A bit of both. Sometimes we play with an idea, show it to a few people and decide if it's actually deceptive. Often it's our skill level, or performance and patter choices that make it deceptive. Sometimes, it's just a good or bad trick. At one point in my favorite card routine, there is a color change, and people spaz out. This one time I performed it for a family with a young girl (probably 4 years old). The adults started yelling, and the little girl just looked confused and said "It didn't change. You just turned it over". So funny.
Some spectators are just wise and can deduce a logical way it was done. A great read on this topic is covered in the book 'Strong Magic' by Darwin Ortiz. He talks about how spectators can figure out a small part of the workings of an effect, and then they FEEL like they have the entire thing figured out. For instance they might see you palm a card for a brief moment, and have no idea how you made the card appear inside a locked box, inside another locked box, inside a locked safe, inside an elephant. But they will claim they know because they saw 'how you did it'. The don't know, but they FEEL like they do. (you may have not even palmed a card, but if they THINK you did, they feel confident that they know the secret.
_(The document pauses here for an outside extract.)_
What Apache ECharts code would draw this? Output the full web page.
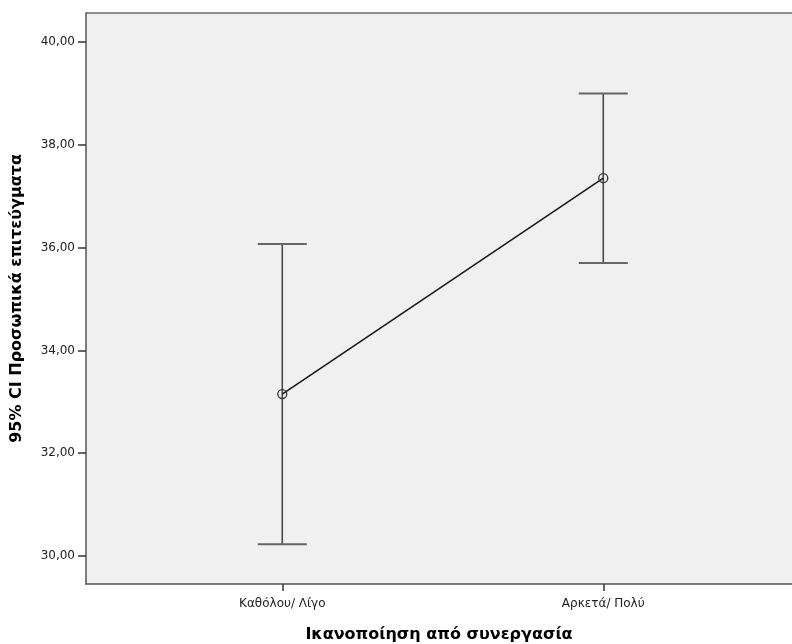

It should absolutely motivate you to practice and be more deceptive. It should also prompt you to explore 'Why' they know the secret to an effect. Friends can be great because, 1) you aren't trying to convince them that you are actually magic, you all can admit there is a method. and 2) they can be honest if they saw you flash or how they came to the conclusion on method. Sometimes our words and movement can help. My two favorite examples are the vanishing silk (using a TT) and the taking your thumb off trick. When I do the vanishing silk, I actually have people say "Oh I saw someone do that, but they had a fake finger". That indicates to me that, it was deceptive, they didn't see my method, and they think that whatever I did, it wasn't what they immediately had thought of. The thumb trick is a little different. People know how that works, but the way I do it, makes them take pause and do a double take and makes them question what they think they saw -if even for a short moment. I should put up a video of that.....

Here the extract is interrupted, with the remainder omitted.